Palo Alto’s City Council on Dec. 8 approved its consent calendar, including emergency measures and code amendments addressing oversized vehicles, van loading and detached trailers, after extended public comment from businesses and neighborhood residents who said the city’s business districts are being harmed by a large-and-growing presence of RVs and other vehicle residents.
Dozens of speakers — business owners, residents and advocates — told the council the presence of roughly 200 RVs in some commercial corridors has caused persistent parking loss, blocked sight lines, sanitation concerns, trash on sidewalks, and safety risks for drivers, bicyclists and pedestrians. Speakers asked the council to remove the item from consent for additional staff work or to adopt stricter, immediate prohibitions and stronger enforcement. Several business owners said their revenue had dropped, and one speaker urged adopting language used by neighboring cities to ban RV parking in business districts.
Public commenters included Bob Maranau, who said he walked affected neighborhoods and found ‘‘garbage on the streets, in the bushes’’ and alleged business theft of utilities; Lauren B. said the presence of RVs has ‘‘devastated our business parks’’ and urged a complete ban in business districts; others described blocked driveways and nights of disrupted sleep.
Council moved and seconded the consent calendar and conducted a roll call. The clerk recorded affirmative votes for Council members Rechtel, Lythcott Hames, Stone, Vice Mayor Venker, Council member Liu, Mayor Loughing and Council member Burt; the motion carried. After the vote, one council member said they had voted no on item 4 and explained concerns about enforcement capacity, tow-lot availability and the need to create safe-parking options rather than simply removing people’s homes (vehicles).
City staff and at least one outside speaker urged the council to consider alternatives that reduce enforcement cost and legal risk and to pursue safe-parking and sanitation options.
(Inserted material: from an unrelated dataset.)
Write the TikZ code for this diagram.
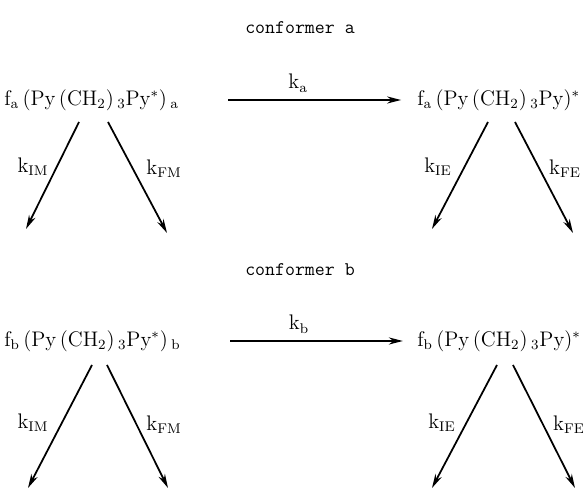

A representative of the National Vehicle Residency Coalition urged the city to reject criminalizing trailers and rental RVs and recommended investment in managed safe parking with sanitation and fire prevention rather than heavy enforcement and signage spending.
Council members and staff flagged that the earlier committee report’s full rollout-signage cost estimate had been widely cited in public comment and that the number shown in committee material was an upper-end estimate rather than a budget commitment.